Bagaikan Kolam Mini!!..Jalan Trucuk Seakan di Anak Tirikan, Pemkab Tidur Apa Pura-pura Tutup Mata

Bojonegoro – Di ujung Kecamatan Trucuk, Bojonegoro, terbentang sebuah jalan yang lebih layak disebut “monumen ketidakpedulian” ketimbang fasilitas publik.

Jalan Mori–Guyangan, yang seharusnya menjadi penghubung vital warga desa, kini berubah menjadi simbol betapa pembangunan bisa begitu timpang, berkilau di pusat kota, tetapi gelap dan menyakitkan di pelosok.

Di tengah derasnya alokasi anggaran setiap tahun, jalan ini justru menjadi panggung lengang yang memperlihatkan siapa yang benar-benar diperhatikan dan siapa yang dibiarkan menunggu tanpa kepastian.

Lubang-lubang besar yang dipenuhi air, seakan siap dijadikan kolam renang mini, menghiasi sepanjang ruas Mori–Guyangan.

Genangan itu tak sekadar hambatan, tetapi ironi, cara kreatif pemerintah memperkenalkan konsep baru pembangunan, “Jalan Uji Nyali Warga.” Jalan yang menganga bukanlah kejadian baru, melainkan bukti betapa lamanya kesabaran masyarakat diuji tanpa adanya tindakan nyata dari pihak yang seharusnya bertanggung jawab.
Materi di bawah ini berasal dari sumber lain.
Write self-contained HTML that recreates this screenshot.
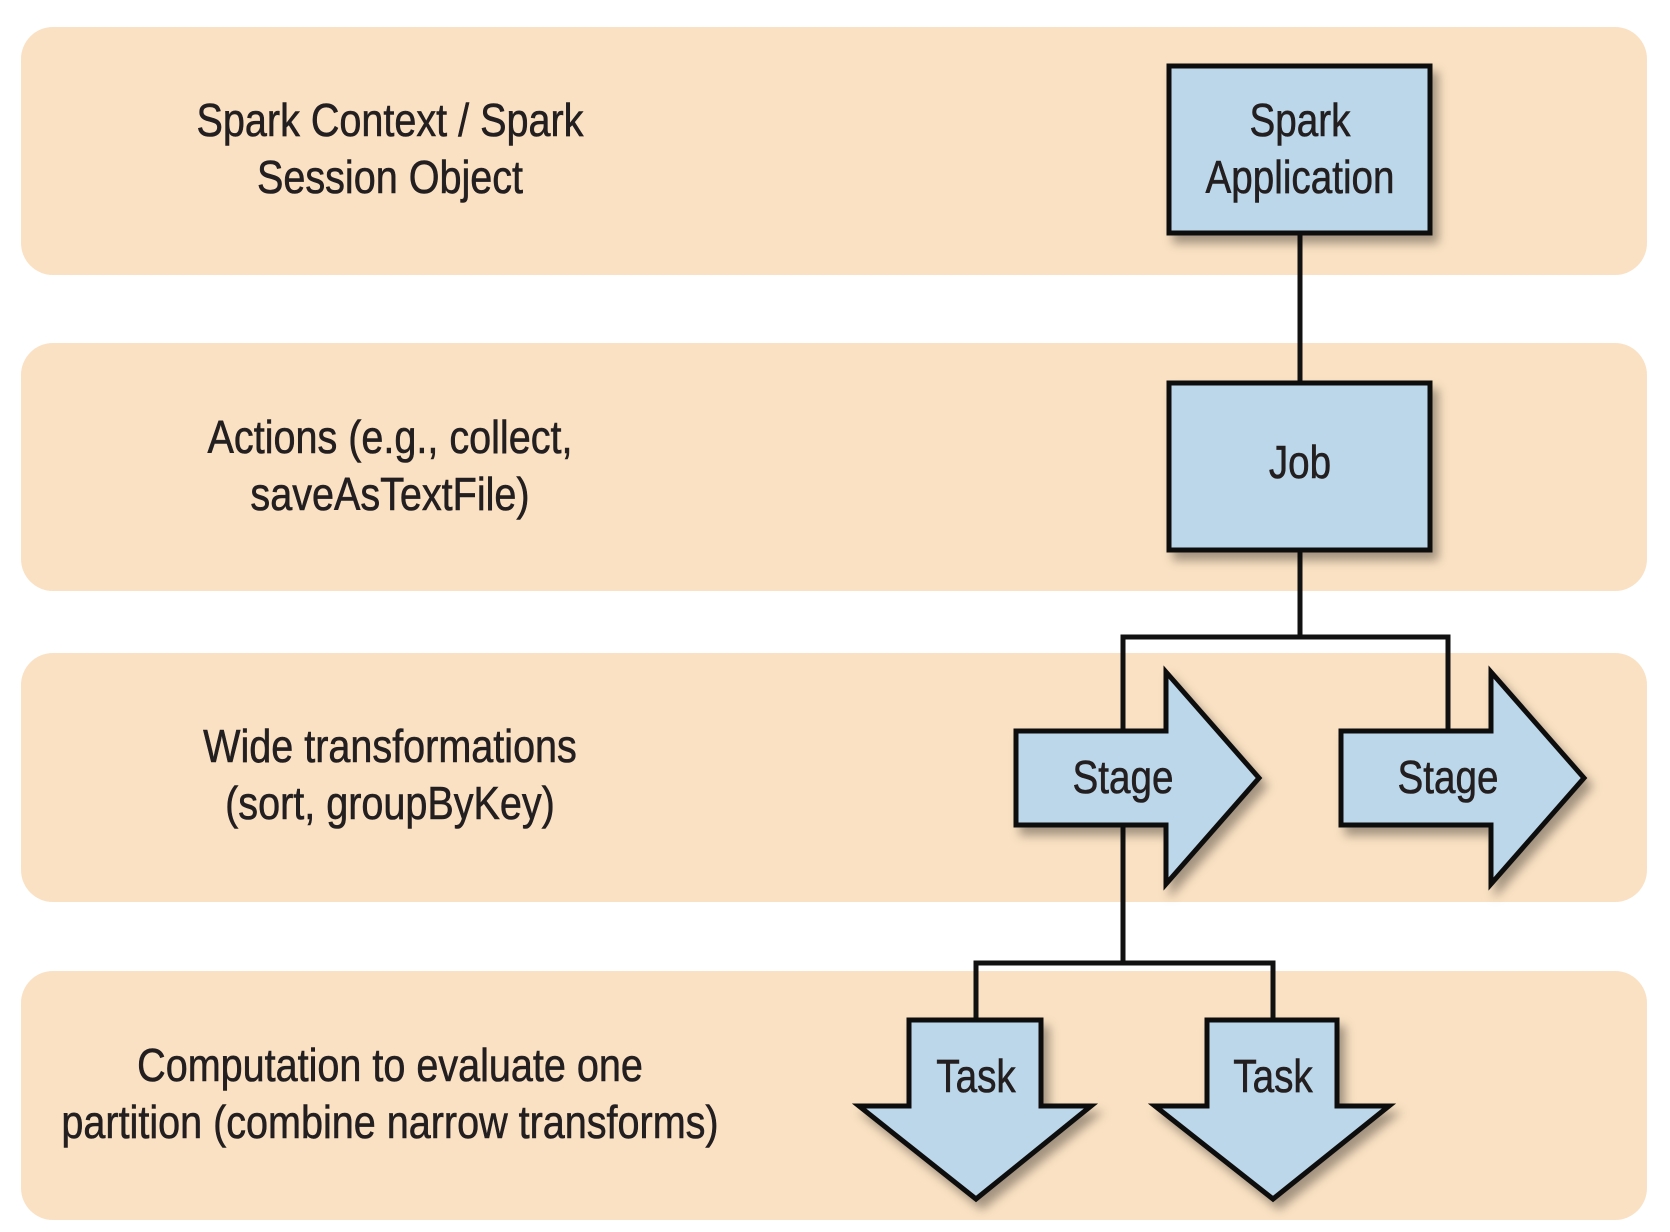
<!DOCTYPE html>
<html><head><meta charset="utf-8"><style>
html,body{margin:0;padding:0;background:#fff}
svg{display:block}
text{font-family:"Liberation Sans",sans-serif;font-size:46px;fill:#231f20;stroke:#231f20;stroke-width:0.6}
</style></head><body>
<svg width="1670" height="1232" viewBox="0 0 1670 1232" xmlns="http://www.w3.org/2000/svg">
<defs>
<filter id="sh" x="-20%" y="-20%" width="150%" height="150%">
<feDropShadow dx="6" dy="8" stdDeviation="5" flood-color="#000" flood-opacity="0.35"/>
</filter>
</defs>
<g fill="#fae1c3">
<rect x="21" y="27" width="1626" height="248" rx="32"/>
<rect x="21" y="343" width="1626" height="248" rx="32"/>
<rect x="21" y="653" width="1626" height="249" rx="32"/>
<rect x="21" y="971" width="1626" height="249" rx="32"/>
</g>
<g transform="translate(-6,0)">
<g stroke="#111" stroke-width="5" fill="none">
<line x1="1306" y1="233" x2="1306" y2="383"/>
<polyline points="1306,550 1306,637"/>
<polyline points="1129,731 1129,637 1454,637 1454,731"/>
<polyline points="1129,825 1129,963"/>
<polyline points="982,1020 982,963 1279,963 1279,1020"/>
</g>
<g fill="#bdd7ea" stroke="#111" stroke-width="5" stroke-linejoin="miter" filter="url(#sh)">
<rect x="1175" y="66" width="261" height="167"/>
<rect x="1175" y="383" width="261" height="167"/>
<polygon points="1022,731 1172,731 1172,672 1265,778 1172,884 1172,825 1022,825"/>
<polygon points="1347,731 1497,731 1497,672 1590,778 1497,884 1497,825 1347,825"/>
<polygon points="915,1020 1047,1020 1047,1106 1097,1106 982,1199 865,1106 915,1106"/>
<polygon points="1213,1020 1343,1020 1343,1106 1395,1106 1279,1199 1161,1106 1213,1106"/>
</g>
<g text-anchor="middle">
<g transform="translate(1306,0) scale(0.84,1)"><text x="0" y="136">Spark</text><text x="0" y="193">Application</text></g>
<g transform="translate(1306,0) scale(0.84,1)"><text x="0" y="478">Job</text></g>
<g transform="translate(1129,0) scale(0.84,1)"><text x="0" y="793">Stage</text></g>
<g transform="translate(1454,0) scale(0.84,1)"><text x="0" y="793">Stage</text></g>
<g transform="translate(982,0) scale(0.84,1)"><text x="0" y="1092">Task</text></g>
<g transform="translate(1279,0) scale(0.84,1)"><text x="0" y="1092">Task</text></g>
</g>
</g>
<g text-anchor="middle">
<g transform="translate(390,0) scale(0.86,1)"><text x="0" y="136">Spark Context / Spark</text><text x="0" y="193">Session Object</text></g>
<g transform="translate(390,0) scale(0.86,1)"><text x="0" y="453">Actions (e.g., collect,</text><text x="0" y="510">saveAsTextFile)</text></g>
<g transform="translate(390,0) scale(0.86,1)"><text x="0" y="762">Wide transformations</text><text x="0" y="819">(sort, groupByKey)</text></g>
<g transform="translate(390,0) scale(0.86,1)"><text x="0" y="1081">Computation to evaluate one</text><text x="0" y="1138">partition (combine narrow transforms)</text></g>
</g>
</svg>
</body></html>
Warga setiap hari bagai peserta lomba bertahan hidup, mereka melintasi jalan yang mirip lintasan bebek, sambil berharap kendaraan mereka tidak rontok dan kaki tidak terperosok.

Sementara itu, jargon manis pemerintah daerah tentang “jalan klenyer” hanya bergema untuk wilayah kota; desa seolah sekadar catatan pinggir yang tidak penting.

Ironisnya, pemerintah kerap memamerkan keberhasilan pembangunan, namun kenyataannya, jalan yang menjadi nadi perekonomian warga justru dibiarkan merana.

Jika benar jalan ini aset Pemkab, maka perhatian yang diberikan tampaknya hanya mitos, namun jika aset desa, mungkin para pemangku kebijakan sedang sibuk mengutak-atik angka ADD, dana desa, dan alokasi anggaran lainnya tanpa memastikan bahwa infrastruktur dasar benar-benar tersentuh.

Wawan, seorang pegiat informasi setempat, melontarkan kritik tajam, ia mempertanyakan kinerja pemerintah jika benar jalan tersebut berada dalam kewenangan kabupaten.

“Kalau ini aset Pemkab, lalu selama ini kemana saja? Masa tidak tahu ada jalan rusak parah seperti ini, tapi proyek di kota masih terus dipermak? Ada apa dengan prioritas?” ujarnya lantang.

Menurutnya, kondisi geografis desa tidak mengalami perubahan, sejak dulu luas wilayah tetap, lalu mengapa titik pengerjaan proyek konstruksi dari tahun ke tahun selalu ditempatkan di lokasi yang itu-itu saja? Padahal anggaran pembangunan dari pusat selalu cair dengan lancar.

“Kalau anggaran tahunan dari pemerintah pusat habis untuk operasional dan gaji perangkat desa, lalu alokasi pembangunan itu digunakan untuk apa? Masyarakat butuh melihat hasil, bukan sekadar laporan yang rapi di atas meja,” tambahnya.

Kondisi jalan Mori–Guyangan hari ini adalah potret telanjang lemahnya pengawasan, hilangnya prioritas, dan rapuhnya tanggung jawab.

Janji-janji pembangunan yang dulu manis kini tinggal dekorasi tanpa makna, warga tak lagi butuh slogan atau pencitraan, yang mereka butuhkan adalah tindakan nyata. Perbaikan, bukan pidato. Solusi, bukan wacana.

Sebelum hujan berikutnya menjadikan jalan ini kolam berbahaya, atau kemarau berikutnya mengubahnya menjadi arena debu menyiksa, pemerintah seharusnya bergerak.

Pasalnya yang rusak bukan hanya jalan, tetapi juga kepercayaan masyarakat.